Hoje, a União realiza a complementação, condizente com 10% do volume do Fundeb, de acordo com o nível de investimento de estado a estado. O modelo, porém, faz com que o valor investido pela União chegue a um número reduzido de estados (veja no box acima). Como os níveis de arrecadação entre municípios é diferente, municípios em estados mais ricos, que não recebem a complementação, acabam tendo menos do que poderiam para investir.
Segundo o Todos pela Educação, elementos de um novo modelo distributivo já se encontram presentes nas discussões em torno da Proposta de Emenda à Constituição (PEC) nº 15/2015, em trâmite na Câmara dos Deputados. “Há uma PEC também em trâmite no Senado, mas existe uma convergência, uma expectativa de uma tramitação acertada entre as duas casas, para a discussão sobre o financiamento avance”, avalia Caio Callegari, coordenador de projetos do movimento.
Formação de professores e diretores
A formação docente e dos diretores de escola também foram discutidas no encontro com jornalistas no Todos pela Educação.
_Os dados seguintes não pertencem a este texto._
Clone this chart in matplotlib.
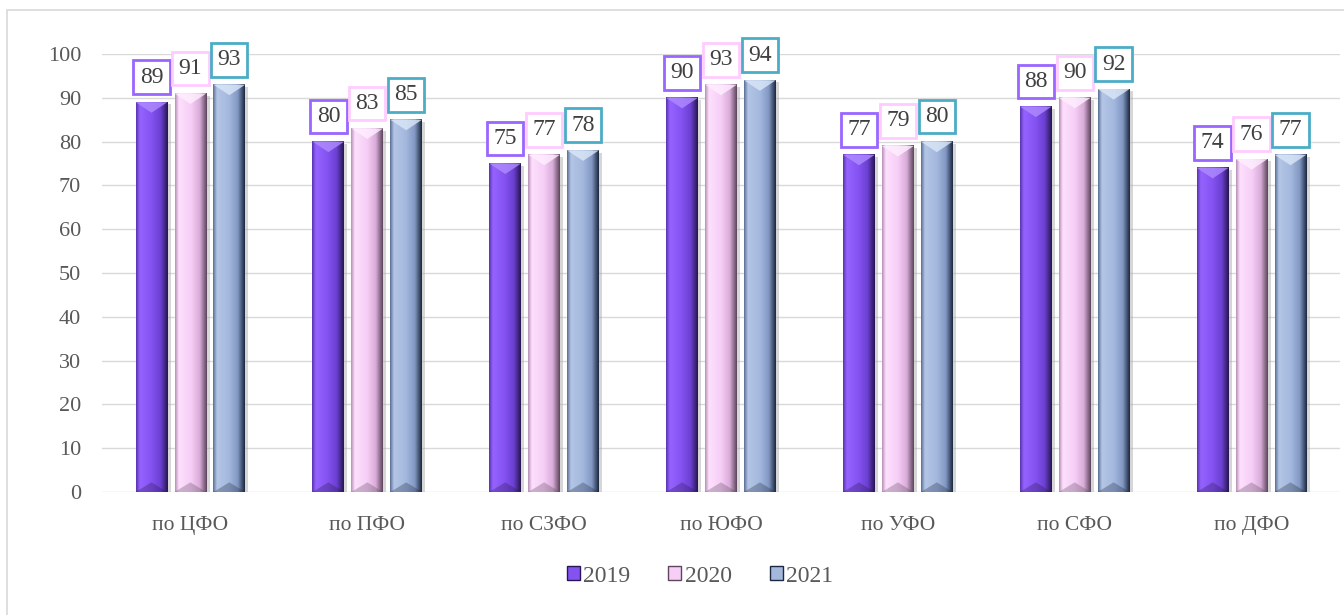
import numpy as np
import matplotlib.pyplot as plt
from matplotlib.colors import LinearSegmentedColormap
from matplotlib.patches import Patch, Rectangle, Polygon

# data
categories = ['по ЦФО', 'по ПФО', 'по СЗФО', 'по ЮФО', 'по УФО', 'по СФО', 'по ДФО']
years = ['2019', '2020', '2021']
v2019 = [89, 80, 75, 90, 77, 88, 74]
v2020 = [91, 83, 77, 93, 79, 90, 76]
v2021 = [93, 85, 78, 94, 80, 92, 77]
yticks = list(range(0, 101, 10))

series = [v2019, v2020, v2021]
# left edge -> highlight -> base -> dark right edge
shades = [
    ['#5a34b0', '#9563ff', '#8452f0', '#6a40d0', '#281650'],
    ['#b890b8', '#fde0fd', '#f6cef6', '#d8acd8', '#5e465e'],
    ['#5a7094', '#b4c6e6', '#a4b8de', '#8298c2', '#1c2840'],
]
stops = [0.0, 0.12, 0.5, 0.78, 1.0]
edge_cols = ['#9966ff', '#ffccff', '#4bacc6']
top_cols = ['#b08cff', '#fff0ff', '#dce8f8']

plt.rcParams['font.family'] = ['Liberation Serif', 'DejaVu Serif']

fig = plt.figure(figsize=(13.44, 6.15), dpi=100)
ax = fig.add_axes([102 / 1344, 123 / 615, 1238 / 1344, 438 / 615])

# outer frame
fig.patches.append(Rectangle((7 / 1344, -0.1), 1.2, 1 - 10 / 615 + 0.1,
                             transform=fig.transFigure, fill=False,
                             edgecolor='#d9d9d9', linewidth=1.2, zorder=0))

x = np.arange(len(categories))
width = 0.18
step = 0.22
grad = np.linspace(0, 1, 96).reshape(1, -1)

for i, vals in enumerate(series):
    cmap = LinearSegmentedColormap.from_list('c%d' % i, list(zip(stops, shades[i])))
    for j, v in enumerate(vals):
        xc = x[j] + (i - 1) * step
        x0, x1 = xc - width / 2, xc + width / 2
        # soft shadow right of the bar
        ax.add_patch(Rectangle((x1, 0), 0.018, v - 0.5, facecolor='#a6a6a6',
                               alpha=0.45, edgecolor='none', zorder=1.5))
        ax.imshow(grad, extent=[x0, x1, 0, v], aspect='auto', cmap=cmap,
                  origin='lower', zorder=2, interpolation='bilinear')
        # top bevel
        ax.add_patch(Polygon([[x0, v], [x1, v], [xc, v - 2.4]], closed=True,
                             facecolor=top_cols[i], edgecolor='none',
                             alpha=0.8, zorder=3))
        ax.add_patch(Polygon([[x0, 0], [x1, 0], [xc, 2.2]], closed=True,
                             facecolor=shades[i][4], edgecolor='none',
                             alpha=0.3, zorder=3))
        ax.annotate(str(v), (xc, v), xytext=(0, 18), textcoords='offset points',
                    ha='center', va='center', fontsize=17, color='#404040',
                    zorder=5,
                    bbox=dict(boxstyle='square,pad=0.27', facecolor='white',
                              edgecolor=edge_cols[i], linewidth=2))

ax.set_xlim(-0.5, len(categories) - 0.5)
ax.set_ylim(0, 100)
ax.set_yticks(yticks)
ax.set_xticks(x)
ax.set_xticklabels(categories)
ax.yaxis.grid(True, color='#d9d9d9', linewidth=1)
ax.set_axisbelow(True)
for s in ax.spines.values():
    s.set_visible(False)
ax.tick_params(axis='y', length=0, pad=15, labelsize=16, labelcolor='#595959')
ax.tick_params(axis='x', length=0, pad=17, labelsize=15.5, labelcolor='#595959')

handles = [Patch(facecolor=shades[i][2], edgecolor=shades[i][4], linewidth=1)
           for i in range(3)]
fig.legend(handles, years, loc='center', bbox_to_anchor=(700 / 1344, 1 - 576 / 615),
           ncol=3, frameon=False, fontsize=17, labelcolor='#595959',
           handlelength=0.55, handleheight=0.55, handletextpad=0.15,
           columnspacing=1.6)

fig.savefig('out.png', dpi=100)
Baseando-se em dados da pesquisa de Bernardete Gatti (foto), a conclusão trazida durante o evento é que o Brasil gasta menos tempo na formação inicial de professores abordando o que e como ensinar em comparação, por exemplo, com Singapura, líder no PISA (Programa Internacional de Avaliação de Estudantes).
O caso dos diretores de escola, por sua vez, chamou a atenção devido às questões políticas envolvidas e pelo impacto que a atividade tem nos indicadores da educação. “Na educação, os recursos humanos contam – em particular, a qualidade, a formação, o apoio e as condições de trabalho desses recursos humanos (…), e o fato é que 74% dos municípios brasileiros alocam seus diretores apenas por indicação política”, diz Olavo Nogueira Filho.
“Não há aqui uma mensagem de que não pode haver nenhum critério político para isso, mas o que a literatura mostra é que países e escolas que têm bom diretores fazem o processo de alocação trazendo algum tipo de elemento técnico nessa escolha”, explica o diretor.